### [DATA LINES]
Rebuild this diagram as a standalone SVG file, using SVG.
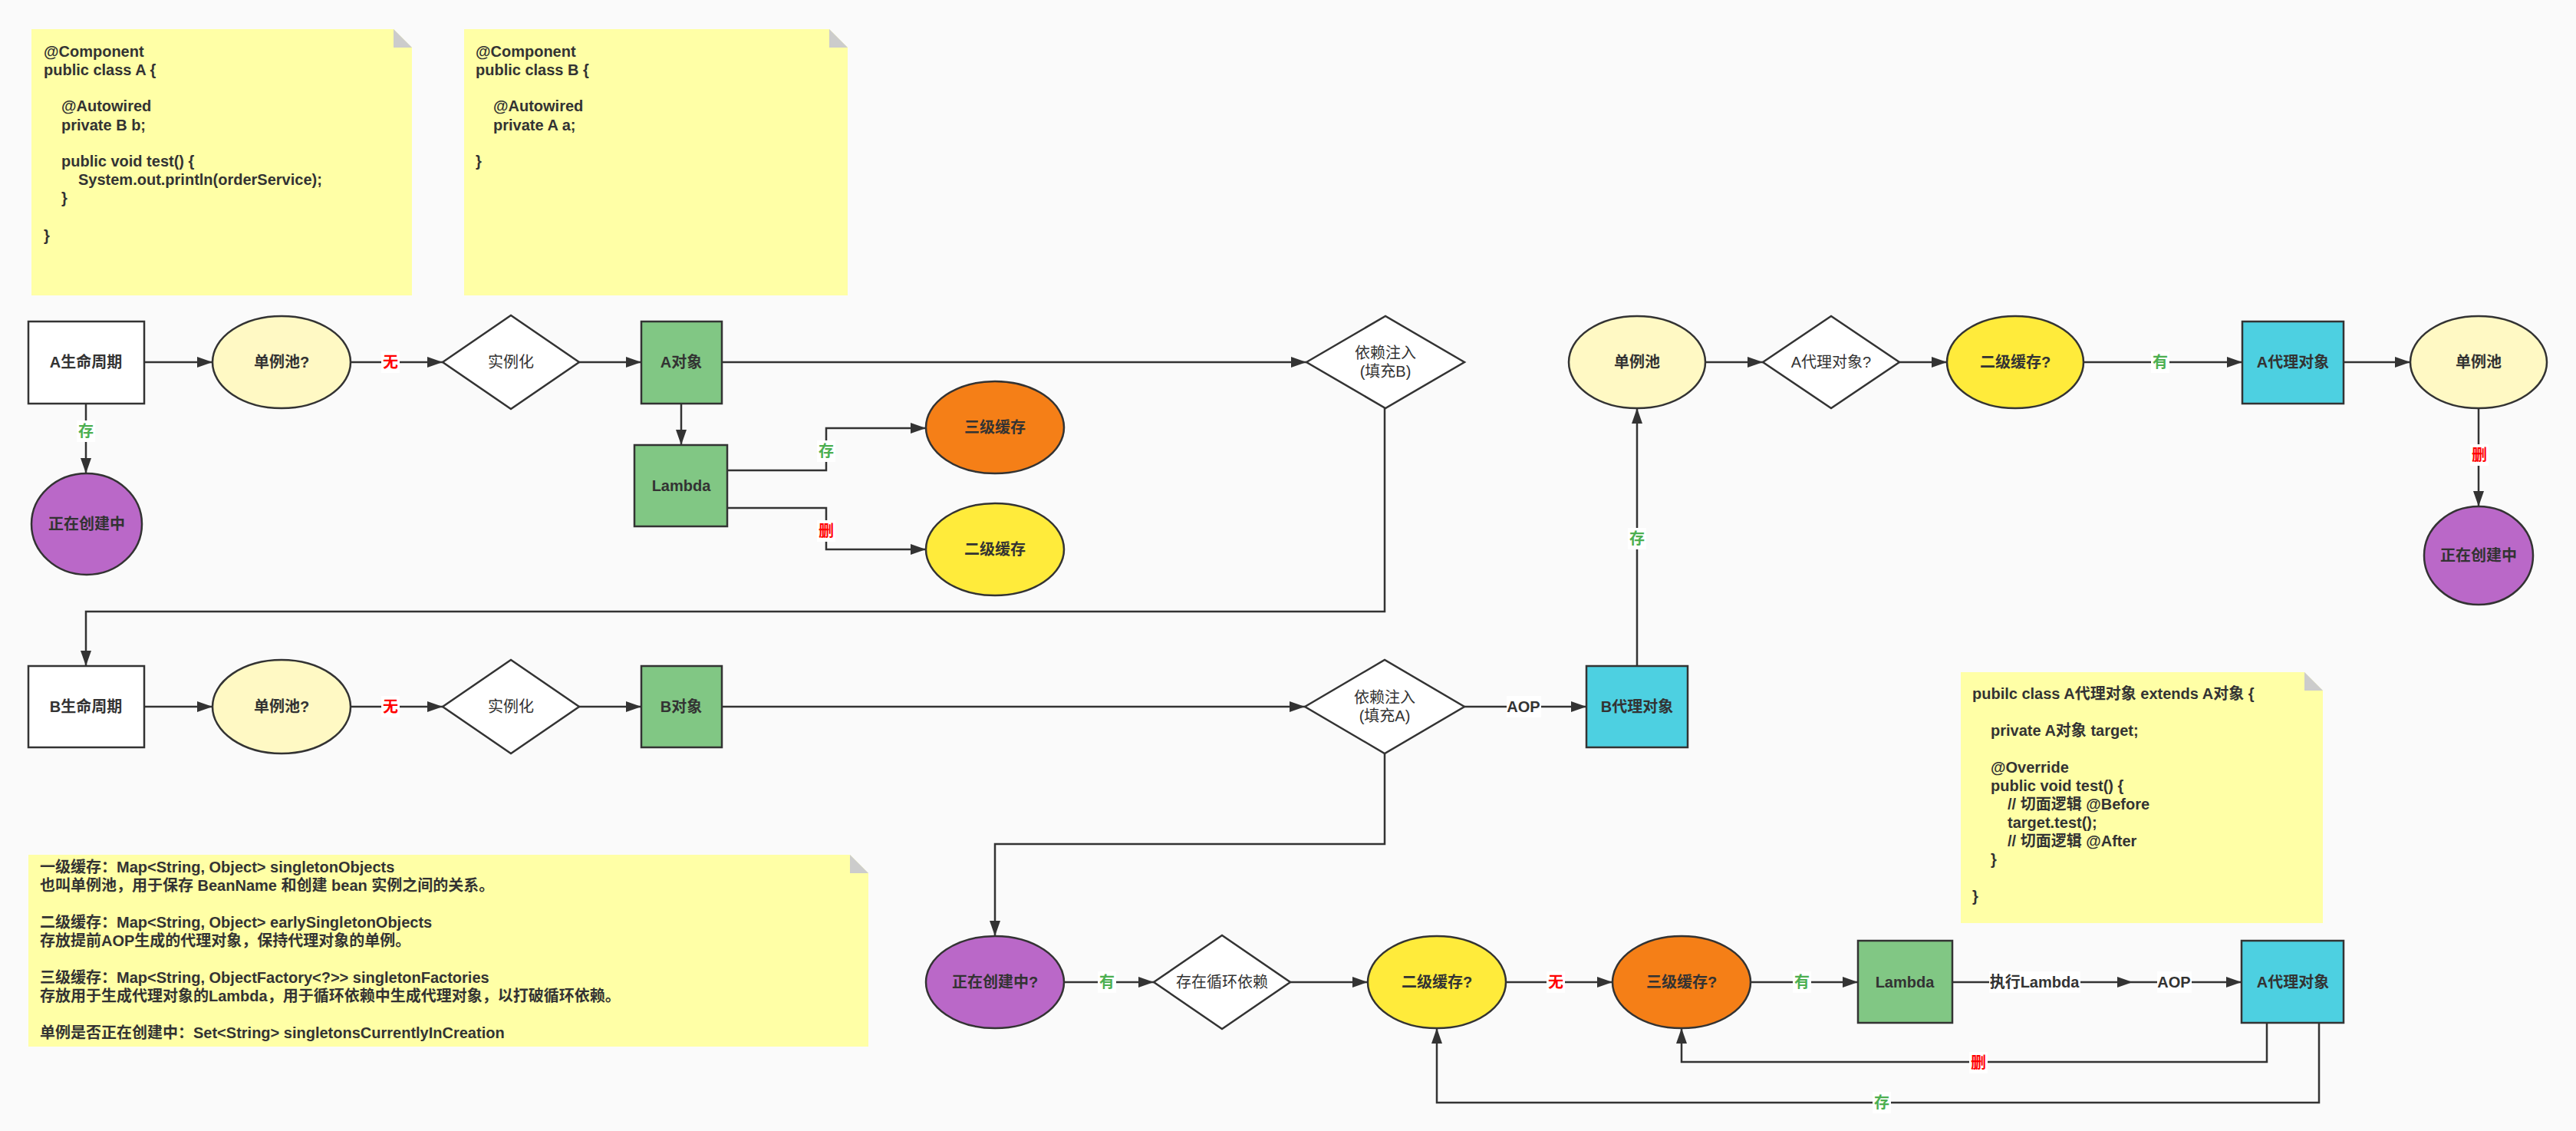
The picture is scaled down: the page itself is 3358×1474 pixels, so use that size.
<svg xmlns="http://www.w3.org/2000/svg" width="3358" height="1474" viewBox="0 0 3358 1474">
<style>
.t{font-family:"Liberation Sans","Noto Sans CJK SC",sans-serif;font-size:20px;fill:#333333}
.b{font-weight:bold}
.c{text-anchor:middle}
.red{fill:#FF0000;font-weight:bold}
.grn{fill:#4CAF50;font-weight:bold}
.sh{stroke:#333333;stroke-width:2.5}
.note{fill:#FFFFA6}
.fold{fill:#CCCCCC}
.ln{fill:none;stroke:#333333;stroke-width:2.5}
.lb{fill:#FFFFFF}
</style>
<defs>
<marker id="arr" markerWidth="20" markerHeight="14" refX="20" refY="7" orient="auto" markerUnits="userSpaceOnUse">
<path d="M0,0 L20,7 L0,14 Z" fill="#333333"/>
</marker>
</defs>
<rect x="0" y="0" width="3358" height="1474" fill="#FAFAFA"/>

<g id="connectors">
<path class="ln" marker-end="url(#arr)" d="M188,472 H277"/>
<path class="ln" marker-end="url(#arr)" d="M457,472 H577"/>
<path class="ln" marker-end="url(#arr)" d="M755,472 H836"/>
<path class="ln" marker-end="url(#arr)" d="M112,526 V617"/>
<path class="ln" marker-end="url(#arr)" d="M888,526 V580"/>
<path class="ln" marker-end="url(#arr)" d="M941,472 H1703"/>
<path class="ln" marker-end="url(#arr)" d="M948,613 H1077 V558 H1207"/>
<path class="ln" marker-end="url(#arr)" d="M948,662 H1077 V716 H1207"/>
<path class="ln" marker-end="url(#arr)" d="M1805,532 V797 H112 V868"/>
<path class="ln" marker-end="url(#arr)" d="M188,921 H277"/>
<path class="ln" marker-end="url(#arr)" d="M457,921 H577"/>
<path class="ln" marker-end="url(#arr)" d="M755,921 H836"/>
<path class="ln" marker-end="url(#arr)" d="M941,921 H1701"/>
<path class="ln" marker-end="url(#arr)" d="M1909,921 H2068"/>
<path class="ln" marker-end="url(#arr)" d="M2134,868 V532"/>
<path class="ln" marker-end="url(#arr)" d="M2223,472 H2298"/>
<path class="ln" marker-end="url(#arr)" d="M2476,472 H2538"/>
<path class="ln" marker-end="url(#arr)" d="M2716,472 H2923"/>
<path class="ln" marker-end="url(#arr)" d="M3055,472 H3142"/>
<path class="ln" marker-end="url(#arr)" d="M3231,532 V660"/>
<path class="ln" marker-end="url(#arr)" d="M1805,982 V1100 H1297 V1220"/>
<path class="ln" marker-end="url(#arr)" d="M1387,1280 H1504"/>
<path class="ln" marker-end="url(#arr)" d="M1682,1280 H1783"/>
<path class="ln" marker-end="url(#arr)" d="M1963,1280 H2102"/>
<path class="ln" marker-end="url(#arr)" d="M2282,1280 H2422"/>
<path class="ln" marker-end="url(#arr)" d="M2545,1280 H2780"/>
<path class="ln" marker-end="url(#arr)" d="M2780,1280 H2922"/>
<path class="ln" marker-end="url(#arr)" d="M2955,1333 V1384 H2192 V1340"/>
<path class="ln" marker-end="url(#arr)" d="M3023,1333 V1437 H1873 V1340"/>
<g id="edge-labels">
<rect class="lb" x="100" y="548" width="24" height="28"/><text class="t grn c" x="112" y="569">存</text>
<rect class="lb" x="497" y="458" width="24" height="28"/><text class="t red c" x="509" y="479">无</text>
<rect class="lb" x="1065" y="574" width="24" height="28"/><text class="t grn c" x="1077" y="595">存</text>
<rect class="lb" x="1065" y="678" width="24" height="28"/><text class="t red c" x="1077" y="699">删</text>
<rect class="lb" x="2122" y="688" width="24" height="28"/><text class="t grn c" x="2134" y="709">存</text>
<rect class="lb" x="2804" y="458" width="24" height="28"/><text class="t grn c" x="2816" y="479">有</text>
<rect class="lb" x="3220" y="579" width="24" height="28"/><text class="t red c" x="3232" y="600">删</text>
<rect class="lb" x="497" y="907" width="24" height="28"/><text class="t red c" x="509" y="928">无</text>
<rect class="lb" x="1964" y="907" width="45" height="28"/><text class="t b c" x="1986" y="928">AOP</text>
<rect class="lb" x="1431" y="1266" width="24" height="28"/><text class="t grn c" x="1443" y="1287">有</text>
<rect class="lb" x="2016" y="1266" width="24" height="28"/><text class="t red c" x="2028" y="1287">无</text>
<rect class="lb" x="2337" y="1266" width="24" height="28"/><text class="t grn c" x="2349" y="1287">有</text>
<rect class="lb" x="2593" y="1266" width="119" height="28"/><text class="t b c" x="2652" y="1287">执行Lambda</text>
<rect class="lb" x="2812" y="1266" width="45" height="28"/><text class="t b c" x="2834" y="1287">AOP</text>
<rect class="lb" x="2567" y="1371" width="24" height="28"/><text class="t red c" x="2579" y="1392">删</text>
<rect class="lb" x="2441" y="1423" width="24" height="28"/><text class="t grn c" x="2453" y="1444">存</text>
</g>
</g>

<g id="note-classA">
<path class="note" d="M41,38 H513 L537,62 V385 H41 Z"/>
<path class="fold" d="M513,38 V62 H537 Z"/>
<text class="t b" x="57" y="74">@Component</text>
<text class="t b" x="57" y="98">public class A {</text>
<text class="t b" x="80" y="145">@Autowired</text>
<text class="t b" x="80" y="170">private B b;</text>
<text class="t b" x="80" y="217">public void test() {</text>
<text class="t b" x="102" y="241">System.out.println(orderService);</text>
<text class="t b" x="80" y="265">}</text>
<text class="t b" x="57" y="314">}</text>
</g>
<g id="note-classB">
<path class="note" d="M605,38 H1081 L1105,62 V385 H605 Z"/>
<path class="fold" d="M1081,38 V62 H1105 Z"/>
<text class="t b" x="620" y="74">@Component</text>
<text class="t b" x="620" y="98">public class B {</text>
<text class="t b" x="643" y="145">@Autowired</text>
<text class="t b" x="643" y="170">private A a;</text>
<text class="t b" x="620" y="217">}</text>
</g>

<g id="a-lifecycle"><rect class="sh" x="37" y="419" width="151" height="107" fill="#FFFFFF"/><text class="t b c" x="112" y="479">A生命周期</text></g>
<g id="a-pool-check"><ellipse class="sh" cx="367" cy="472" rx="90" ry="60" fill="#FFF9C4"/><text class="t b c" x="367" y="479">单例池?</text></g>
<g id="a-instantiate"><path class="sh" d="M577,472 L666,411 L755,472 L666,533 Z" fill="#FFFFFF"/><text class="t c" x="666" y="479">实例化</text></g>
<g id="a-object"><rect class="sh" x="836" y="419" width="105" height="107" fill="#81C784"/><text class="t b c" x="888" y="479">A对象</text></g>
<g id="a-lambda"><rect class="sh" x="827" y="580" width="121" height="106" fill="#81C784"/><text class="t b c" x="888" y="640">Lambda</text></g>
<g id="a-creating"><ellipse class="sh" cx="113" cy="683" rx="72" ry="66" fill="#BA68C8"/><text class="t b c" x="113" y="690">正在创建中</text></g>
<g id="a-level3"><ellipse class="sh" cx="1297" cy="557" rx="90" ry="60" fill="#F57F17"/><text class="t b c" x="1297" y="564">三级缓存</text></g>
<g id="a-level2"><ellipse class="sh" cx="1297" cy="716" rx="90" ry="60" fill="#FFEB3B"/><text class="t b c" x="1297" y="723">二级缓存</text></g>
<g id="a-inject"><path class="sh" d="M1703,472 L1806,412 L1909,472 L1806,532 Z" fill="#FFFFFF"/><text class="t c" x="1806" y="467">依赖注入</text><text class="t c" x="1806" y="491">(填充B)</text></g>
<g id="pool-1"><ellipse class="sh" cx="2134" cy="472" rx="89" ry="60" fill="#FFF9C4"/><text class="t b c" x="2134" y="479">单例池</text></g>
<g id="proxy-check"><path class="sh" d="M2298,472 L2387,412 L2476,472 L2387,532 Z" fill="#FFFFFF"/><text class="t c" x="2387" y="479">A代理对象?</text></g>
<g id="level2-check-top"><ellipse class="sh" cx="2627" cy="472" rx="89" ry="60" fill="#FFEB3B"/><text class="t b c" x="2627" y="479">二级缓存?</text></g>
<g id="a-proxy-top"><rect class="sh" x="2923" y="419" width="132" height="107" fill="#4DD0E1"/><text class="t b c" x="2989" y="479">A代理对象</text></g>
<g id="pool-2"><ellipse class="sh" cx="3231" cy="472" rx="89" ry="60" fill="#FFF9C4"/><text class="t b c" x="3231" y="479">单例池</text></g>
<g id="creating-right"><ellipse class="sh" cx="3231" cy="724" rx="71" ry="64" fill="#BA68C8"/><text class="t b c" x="3231" y="731">正在创建中</text></g>

<g id="b-lifecycle"><rect class="sh" x="37" y="868" width="151" height="106" fill="#FFFFFF"/><text class="t b c" x="112" y="928">B生命周期</text></g>
<g id="b-pool-check"><ellipse class="sh" cx="367" cy="921" rx="90" ry="61" fill="#FFF9C4"/><text class="t b c" x="367" y="928">单例池?</text></g>
<g id="b-instantiate"><path class="sh" d="M577,921 L666,860 L755,921 L666,982 Z" fill="#FFFFFF"/><text class="t c" x="666" y="928">实例化</text></g>
<g id="b-object"><rect class="sh" x="836" y="868" width="105" height="106" fill="#81C784"/><text class="t b c" x="888" y="928">B对象</text></g>
<g id="b-inject"><path class="sh" d="M1701,921 L1805,860 L1909,921 L1805,982 Z" fill="#FFFFFF"/><text class="t c" x="1805" y="916">依赖注入</text><text class="t c" x="1805" y="940">(填充A)</text></g>
<g id="b-proxy"><rect class="sh" x="2068" y="868" width="132" height="106" fill="#4DD0E1"/><text class="t b c" x="2134" y="928">B代理对象</text></g>

<g id="note-proxy">
<path class="note" d="M2556,876 H3004 L3028,900 V1203 H2556 Z"/>
<path class="fold" d="M3004,876 V900 H3028 Z"/>
<text class="t b" x="2571" y="911">pubilc class A代理对象 extends A对象 {</text>
<text class="t b" x="2595" y="959">private A对象 target;</text>
<text class="t b" x="2595" y="1007">@Override</text>
<text class="t b" x="2595" y="1031">public void test() {</text>
<text class="t b" x="2617" y="1055">// 切面逻辑 @Before</text>
<text class="t b" x="2617" y="1079">target.test();</text>
<text class="t b" x="2617" y="1103">// 切面逻辑 @After</text>
<text class="t b" x="2595" y="1127">}</text>
<text class="t b" x="2571" y="1175">}</text>
</g>
<g id="note-caches">
<path class="note" d="M37,1114 H1108 L1132,1138 V1364 H37 Z"/>
<path class="fold" d="M1108,1114 V1138 H1132 Z"/>
<text class="t b" x="52" y="1137">一级缓存：Map&lt;String, Object&gt; singletonObjects</text>
<text class="t b" x="52" y="1161">也叫单例池，用于保存 BeanName 和创建 bean 实例之间的关系。</text>
<text class="t b" x="52" y="1209">二级缓存：Map&lt;String, Object&gt; earlySingletonObjects</text>
<text class="t b" x="52" y="1233">存放提前AOP生成的代理对象，保持代理对象的单例。</text>
<text class="t b" x="52" y="1281">三级缓存：Map&lt;String, ObjectFactory&lt;?&gt;&gt; singletonFactories</text>
<text class="t b" x="52" y="1305">存放用于生成代理对象的Lambda，用于循环依赖中生成代理对象，以打破循环依赖。</text>
<text class="t b" x="52" y="1353">单例是否正在创建中：Set&lt;String&gt; singletonsCurrentlyInCreation</text>
</g>

<g id="creating-check"><ellipse class="sh" cx="1297" cy="1280" rx="90" ry="60" fill="#BA68C8"/><text class="t b c" x="1297" y="1287">正在创建中?</text></g>
<g id="cycle-check"><path class="sh" d="M1504,1280 L1593,1219 L1682,1280 L1593,1341 Z" fill="#FFFFFF"/><text class="t c" x="1593" y="1287">存在循环依赖</text></g>
<g id="level2-check"><ellipse class="sh" cx="1873" cy="1280" rx="90" ry="60" fill="#FFEB3B"/><text class="t b c" x="1873" y="1287">二级缓存?</text></g>
<g id="level3-check"><ellipse class="sh" cx="2192" cy="1280" rx="90" ry="60" fill="#F57F17"/><text class="t b c" x="2192" y="1287">三级缓存?</text></g>
<g id="lambda-bottom"><rect class="sh" x="2422" y="1226" width="123" height="107" fill="#81C784"/><text class="t b c" x="2483" y="1287">Lambda</text></g>
<g id="a-proxy-bottom"><rect class="sh" x="2922" y="1226" width="133" height="107" fill="#4DD0E1"/><text class="t b c" x="2989" y="1287">A代理对象</text></g>
</svg>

### [TO BE DONE]
Report the number of lines of the listing above that hold the string "size", with no other text.

### [FINAL RESULT]
2